Die Meisterin des Zickzack-Kurses verpasste am Sonntag hingegen ihren 86. Weltcupsieg und damit die legendäre Bestmarke des ehemaligen schwedischen Alpin-Stars Ingemar Stenmark. Grund zur Freude hatte die Überfliegerin trotzdem: Shiffrin sicherte sich mit ihrem zweiten Platz den vorzeitigen Sieg in der Disziplinenwertung. Der Großteil der Kameras war diesmal aber auf ihre deutsche Kontrahentin gerichtet. 

Als sich Dürr endlich aus den Armen ihrer jubelnden Teamkolleginnen befreit hatte, riss sie ihre Ski in die Luft.
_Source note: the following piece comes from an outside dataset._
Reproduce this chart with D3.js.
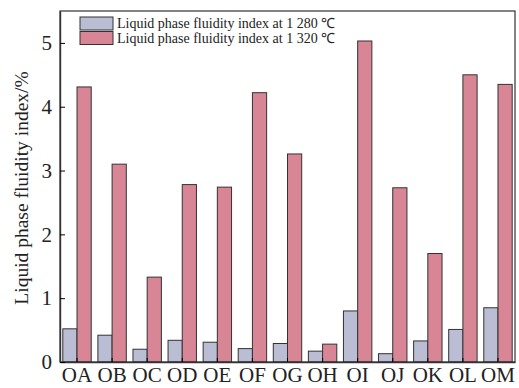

Ihr Urschrei schien sogar lauter als der Applaus der Tausenden Zuschauer. In Dürrs Skibrille spiegelte sich das tschechische Bergpanorama, in ihrem Gesicht der Stolz über den größten Erfolg ihrer Karriere. 

«Lena und Shiffrin sind zurzeit einfach zu besten Slalomfahrerinnen», sagte Frauen-Cheftrainer Andreas Puelacher. «Wir haben viel analysiert und Lena fährt mittlerweile mit viel mehr Selbstvertrauen. Vor allem im Steilhang.» Dennoch sei immer noch Luft nach oben: «Das letzte Hemd riskiert sie noch nicht», befand Puelacher. 

Vorbereitung zahlt sich aus

Die Saisonvorbereitung mit den Männern in Südamerika hat sich ausgezahlt. Das wurde schon bei Dürrs zweiten Platz am Vortag deutlich. Von Fahrten neben Teamkollege Alexander Schmid und Linus Straßer hatte sich die Slalom-Spezialistin eine Leistungssteigerung erhofft. Impulsiver aus dem Starthäuschen wollte sie die Pisten herunterpreschen – und Mut entwickeln, auch im zweiten Durchgang zu riskieren. Die Aggressivität von oben Weg demonstrierte Dürr in ihren insgesamt vier Slalomläufen am Wochenende eindrucksvoll.  

Dass sie einmal ganz oben steht, hätte Dürr vor wenigen Jahren wohl selbst kaum gedacht. Ihre Reise in die Weltspitze war beschwerlich. Mal ein Platz unter den Top 15, mal massiver Rückstand auf Shiffrin und Co. – die Quittung für die ernüchternden Leistungen kassierte Dürr vor über drei Jahren, als sie für sechs Monate ihren Kaderstatus verlor. Statt Servicemann und Kadertraining hieß es fortan: Ski selbst wachsen und eine eigene Trainingsgruppe suchen. «Das hat mich positiv geprägt», sagte Dürr einmal. 

15 Jahre nach ihrem Weltcupdebüt war es nun soweit. In Führung lag Dürr schon oft. Etwa beim Olympia-Drama in Peking oder beim Saisonauftakt in Levi. Am Ende spielten ihre Nerven nicht mit. Nach dem Befreiungsschlag scheint vieles möglich. Auch bei der WM in Frankreich.